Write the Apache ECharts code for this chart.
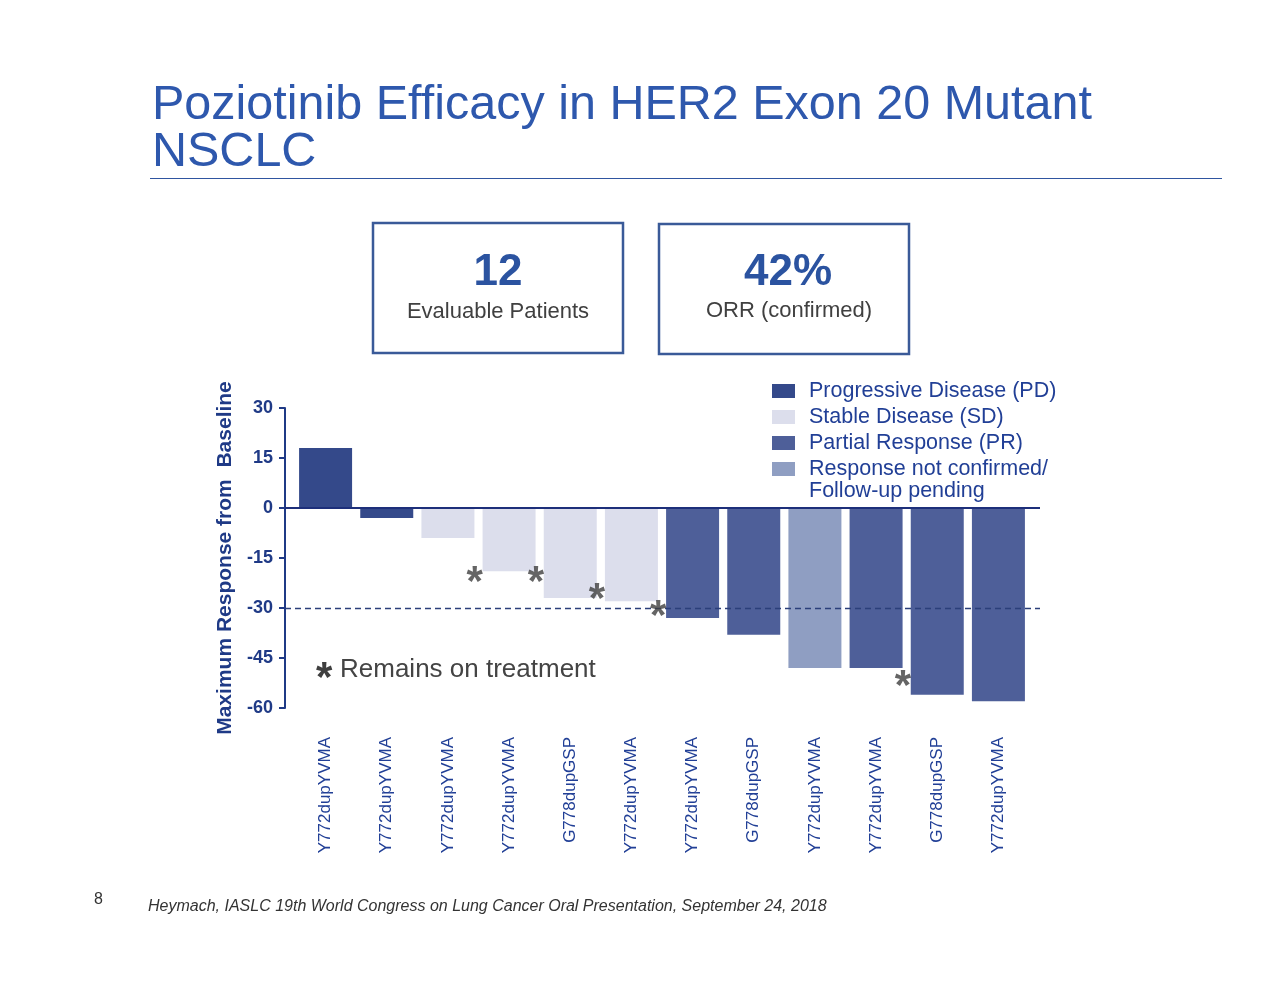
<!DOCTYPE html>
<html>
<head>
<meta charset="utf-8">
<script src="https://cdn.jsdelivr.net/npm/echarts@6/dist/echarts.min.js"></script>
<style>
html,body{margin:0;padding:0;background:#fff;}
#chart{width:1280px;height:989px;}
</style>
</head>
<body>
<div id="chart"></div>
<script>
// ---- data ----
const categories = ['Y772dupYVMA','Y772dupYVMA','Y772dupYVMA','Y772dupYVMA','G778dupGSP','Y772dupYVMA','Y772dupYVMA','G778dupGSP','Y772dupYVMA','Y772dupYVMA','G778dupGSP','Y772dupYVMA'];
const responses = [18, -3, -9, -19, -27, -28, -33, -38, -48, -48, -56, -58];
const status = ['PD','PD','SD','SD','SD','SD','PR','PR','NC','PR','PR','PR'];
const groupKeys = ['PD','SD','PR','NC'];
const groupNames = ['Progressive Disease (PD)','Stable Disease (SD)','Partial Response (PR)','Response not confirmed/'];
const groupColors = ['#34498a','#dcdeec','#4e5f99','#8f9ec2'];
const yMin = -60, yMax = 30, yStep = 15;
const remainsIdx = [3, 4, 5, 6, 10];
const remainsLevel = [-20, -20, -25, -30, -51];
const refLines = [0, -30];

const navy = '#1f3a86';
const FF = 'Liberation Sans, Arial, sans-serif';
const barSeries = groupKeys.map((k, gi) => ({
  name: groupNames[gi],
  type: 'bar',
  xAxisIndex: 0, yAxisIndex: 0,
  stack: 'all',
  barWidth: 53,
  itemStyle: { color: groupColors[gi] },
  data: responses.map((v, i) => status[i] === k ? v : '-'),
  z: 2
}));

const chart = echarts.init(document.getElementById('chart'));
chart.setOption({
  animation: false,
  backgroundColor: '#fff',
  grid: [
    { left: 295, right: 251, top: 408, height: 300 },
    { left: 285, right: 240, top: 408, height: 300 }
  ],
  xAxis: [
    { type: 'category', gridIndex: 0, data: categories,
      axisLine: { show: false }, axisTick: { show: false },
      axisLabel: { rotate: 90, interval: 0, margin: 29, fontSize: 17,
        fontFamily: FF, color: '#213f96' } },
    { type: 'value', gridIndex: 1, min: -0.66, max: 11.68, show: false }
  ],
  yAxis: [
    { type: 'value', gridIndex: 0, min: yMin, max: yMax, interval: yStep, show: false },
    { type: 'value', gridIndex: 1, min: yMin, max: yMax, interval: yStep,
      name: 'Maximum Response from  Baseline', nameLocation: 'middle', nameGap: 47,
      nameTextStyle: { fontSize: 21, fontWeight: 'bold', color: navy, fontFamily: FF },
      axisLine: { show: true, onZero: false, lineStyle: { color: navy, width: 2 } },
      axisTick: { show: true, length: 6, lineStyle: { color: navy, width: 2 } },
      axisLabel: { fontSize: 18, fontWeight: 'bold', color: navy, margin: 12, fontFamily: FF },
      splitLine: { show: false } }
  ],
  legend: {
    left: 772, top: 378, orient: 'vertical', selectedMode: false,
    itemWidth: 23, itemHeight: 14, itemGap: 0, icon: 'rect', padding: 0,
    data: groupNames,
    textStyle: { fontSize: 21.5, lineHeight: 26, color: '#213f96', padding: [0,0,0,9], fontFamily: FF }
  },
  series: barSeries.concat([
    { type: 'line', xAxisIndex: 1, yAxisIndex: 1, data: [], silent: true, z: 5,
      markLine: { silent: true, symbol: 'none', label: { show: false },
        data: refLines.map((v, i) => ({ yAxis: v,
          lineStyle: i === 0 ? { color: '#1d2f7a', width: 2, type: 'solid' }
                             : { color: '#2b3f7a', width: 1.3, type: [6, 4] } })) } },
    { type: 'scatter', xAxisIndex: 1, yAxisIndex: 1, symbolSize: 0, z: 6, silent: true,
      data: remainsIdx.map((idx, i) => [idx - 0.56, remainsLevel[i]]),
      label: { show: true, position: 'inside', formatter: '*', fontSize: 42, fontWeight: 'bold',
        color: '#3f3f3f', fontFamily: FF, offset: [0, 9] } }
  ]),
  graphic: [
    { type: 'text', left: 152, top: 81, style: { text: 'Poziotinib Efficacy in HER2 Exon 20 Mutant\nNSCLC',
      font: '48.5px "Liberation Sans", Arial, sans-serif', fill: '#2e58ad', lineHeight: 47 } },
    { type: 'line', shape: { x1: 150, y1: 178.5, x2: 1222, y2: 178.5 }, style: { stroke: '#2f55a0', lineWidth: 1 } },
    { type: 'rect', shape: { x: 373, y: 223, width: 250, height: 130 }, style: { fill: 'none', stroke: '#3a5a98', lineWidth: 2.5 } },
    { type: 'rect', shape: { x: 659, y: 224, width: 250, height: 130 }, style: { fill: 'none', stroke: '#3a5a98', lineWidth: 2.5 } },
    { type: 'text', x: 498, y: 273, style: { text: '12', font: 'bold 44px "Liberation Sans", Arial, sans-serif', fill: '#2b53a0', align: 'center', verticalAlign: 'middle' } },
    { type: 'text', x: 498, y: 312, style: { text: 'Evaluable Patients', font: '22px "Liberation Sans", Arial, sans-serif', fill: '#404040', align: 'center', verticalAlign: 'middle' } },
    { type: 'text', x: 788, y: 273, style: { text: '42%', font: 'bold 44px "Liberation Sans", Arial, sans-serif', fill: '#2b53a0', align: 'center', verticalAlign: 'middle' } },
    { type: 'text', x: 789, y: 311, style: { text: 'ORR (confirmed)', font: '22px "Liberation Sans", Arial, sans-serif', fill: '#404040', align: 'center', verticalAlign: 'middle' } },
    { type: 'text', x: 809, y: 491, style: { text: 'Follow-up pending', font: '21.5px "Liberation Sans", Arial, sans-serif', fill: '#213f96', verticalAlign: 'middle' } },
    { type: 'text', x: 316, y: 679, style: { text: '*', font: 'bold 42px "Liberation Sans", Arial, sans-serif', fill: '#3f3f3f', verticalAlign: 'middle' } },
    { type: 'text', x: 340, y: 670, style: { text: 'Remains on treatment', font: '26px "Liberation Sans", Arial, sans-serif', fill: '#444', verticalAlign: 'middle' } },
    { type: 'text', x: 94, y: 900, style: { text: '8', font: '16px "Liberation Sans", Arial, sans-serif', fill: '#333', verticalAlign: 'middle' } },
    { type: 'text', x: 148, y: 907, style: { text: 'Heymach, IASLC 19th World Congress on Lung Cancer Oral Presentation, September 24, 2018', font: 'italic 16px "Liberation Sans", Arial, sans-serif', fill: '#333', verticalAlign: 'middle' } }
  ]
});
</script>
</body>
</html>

● **THE TASK**
Word for word, quote the lines above. Omit the pictures.

● **RESPONSE BELOW**
Write the Apache ECharts code for this chart.
<!DOCTYPE html>
<html>
<head>
<meta charset="utf-8">
<script src="https://cdn.jsdelivr.net/npm/echarts@6/dist/echarts.min.js"></script>
<style>
html,body{margin:0;padding:0;background:#fff;}
#chart{width:1280px;height:989px;}
</style>
</head>
<body>
<div id="chart"></div>
<script>
// ---- data ----
const categories = ['Y772dupYVMA','Y772dupYVMA','Y772dupYVMA','Y772dupYVMA','G778dupGSP','Y772dupYVMA','Y772dupYVMA','G778dupGSP','Y772dupYVMA','Y772dupYVMA','G778dupGSP','Y772dupYVMA'];
const responses = [18, -3, -9, -19, -27, -28, -33, -38, -48, -48, -56, -58];
const status = ['PD','PD','SD','SD','SD','SD','PR','PR','NC','PR','PR','PR'];
const groupKeys = ['PD','SD','PR','NC'];
const groupNames = ['Progressive Disease (PD)','Stable Disease (SD)','Partial Response (PR)','Response not confirmed/'];
const groupColors = ['#34498a','#dcdeec','#4e5f99','#8f9ec2'];
const yMin = -60, yMax = 30, yStep = 15;
const remainsIdx = [3, 4, 5, 6, 10];
const remainsLevel = [-20, -20, -25, -30, -51];
const refLines = [0, -30];

const navy = '#1f3a86';
const FF = 'Liberation Sans, Arial, sans-serif';
const barSeries = groupKeys.map((k, gi) => ({
  name: groupNames[gi],
  type: 'bar',
  xAxisIndex: 0, yAxisIndex: 0,
  stack: 'all',
  barWidth: 53,
  itemStyle: { color: groupColors[gi] },
  data: responses.map((v, i) => status[i] === k ? v : '-'),
  z: 2
}));

const chart = echarts.init(document.getElementById('chart'));
chart.setOption({
  animation: false,
  backgroundColor: '#fff',
  grid: [
    { left: 295, right: 251, top: 408, height: 300 },
    { left: 285, right: 240, top: 408, height: 300 }
  ],
  xAxis: [
    { type: 'category', gridIndex: 0, data: categories,
      axisLine: { show: false }, axisTick: { show: false },
      axisLabel: { rotate: 90, interval: 0, margin: 29, fontSize: 17,
        fontFamily: FF, color: '#213f96' } },
    { type: 'value', gridIndex: 1, min: -0.66, max: 11.68, show: false }
  ],
  yAxis: [
    { type: 'value', gridIndex: 0, min: yMin, max: yMax, interval: yStep, show: false },
    { type: 'value', gridIndex: 1, min: yMin, max: yMax, interval: yStep,
      name: 'Maximum Response from  Baseline', nameLocation: 'middle', nameGap: 47,
      nameTextStyle: { fontSize: 21, fontWeight: 'bold', color: navy, fontFamily: FF },
      axisLine: { show: true, onZero: false, lineStyle: { color: navy, width: 2 } },
      axisTick: { show: true, length: 6, lineStyle: { color: navy, width: 2 } },
      axisLabel: { fontSize: 18, fontWeight: 'bold', color: navy, margin: 12, fontFamily: FF },
      splitLine: { show: false } }
  ],
  legend: {
    left: 772, top: 378, orient: 'vertical', selectedMode: false,
    itemWidth: 23, itemHeight: 14, itemGap: 0, icon: 'rect', padding: 0,
    data: groupNames,
    textStyle: { fontSize: 21.5, lineHeight: 26, color: '#213f96', padding: [0,0,0,9], fontFamily: FF }
  },
  series: barSeries.concat([
    { type: 'line', xAxisIndex: 1, yAxisIndex: 1, data: [], silent: true, z: 5,
      markLine: { silent: true, symbol: 'none', label: { show: false },
        data: refLines.map((v, i) => ({ yAxis: v,
          lineStyle: i === 0 ? { color: '#1d2f7a', width: 2, type: 'solid' }
                             : { color: '#2b3f7a', width: 1.3, type: [6, 4] } })) } },
    { type: 'scatter', xAxisIndex: 1, yAxisIndex: 1, symbolSize: 0, z: 6, silent: true,
      data: remainsIdx.map((idx, i) => [idx - 0.56, remainsLevel[i]]),
      label: { show: true, position: 'inside', formatter: '*', fontSize: 42, fontWeight: 'bold',
        color: '#3f3f3f', fontFamily: FF, offset: [0, 9] } }
  ]),
  graphic: [
    { type: 'text', left: 152, top: 81, style: { text: 'Poziotinib Efficacy in HER2 Exon 20 Mutant\nNSCLC',
      font: '48.5px "Liberation Sans", Arial, sans-serif', fill: '#2e58ad', lineHeight: 47 } },
    { type: 'line', shape: { x1: 150, y1: 178.5, x2: 1222, y2: 178.5 }, style: { stroke: '#2f55a0', lineWidth: 1 } },
    { type: 'rect', shape: { x: 373, y: 223, width: 250, height: 130 }, style: { fill: 'none', stroke: '#3a5a98', lineWidth: 2.5 } },
    { type: 'rect', shape: { x: 659, y: 224, width: 250, height: 130 }, style: { fill: 'none', stroke: '#3a5a98', lineWidth: 2.5 } },
    { type: 'text', x: 498, y: 273, style: { text: '12', font: 'bold 44px "Liberation Sans", Arial, sans-serif', fill: '#2b53a0', align: 'center', verticalAlign: 'middle' } },
    { type: 'text', x: 498, y: 312, style: { text: 'Evaluable Patients', font: '22px "Liberation Sans", Arial, sans-serif', fill: '#404040', align: 'center', verticalAlign: 'middle' } },
    { type: 'text', x: 788, y: 273, style: { text: '42%', font: 'bold 44px "Liberation Sans", Arial, sans-serif', fill: '#2b53a0', align: 'center', verticalAlign: 'middle' } },
    { type: 'text', x: 789, y: 311, style: { text: 'ORR (confirmed)', font: '22px "Liberation Sans", Arial, sans-serif', fill: '#404040', align: 'center', verticalAlign: 'middle' } },
    { type: 'text', x: 809, y: 491, style: { text: 'Follow-up pending', font: '21.5px "Liberation Sans", Arial, sans-serif', fill: '#213f96', verticalAlign: 'middle' } },
    { type: 'text', x: 316, y: 679, style: { text: '*', font: 'bold 42px "Liberation Sans", Arial, sans-serif', fill: '#3f3f3f', verticalAlign: 'middle' } },
    { type: 'text', x: 340, y: 670, style: { text: 'Remains on treatment', font: '26px "Liberation Sans", Arial, sans-serif', fill: '#444', verticalAlign: 'middle' } },
    { type: 'text', x: 94, y: 900, style: { text: '8', font: '16px "Liberation Sans", Arial, sans-serif', fill: '#333', verticalAlign: 'middle' } },
    { type: 'text', x: 148, y: 907, style: { text: 'Heymach, IASLC 19th World Congress on Lung Cancer Oral Presentation, September 24, 2018', font: 'italic 16px "Liberation Sans", Arial, sans-serif', fill: '#333', verticalAlign: 'middle' } }
  ]
});
</script>
</body>
</html>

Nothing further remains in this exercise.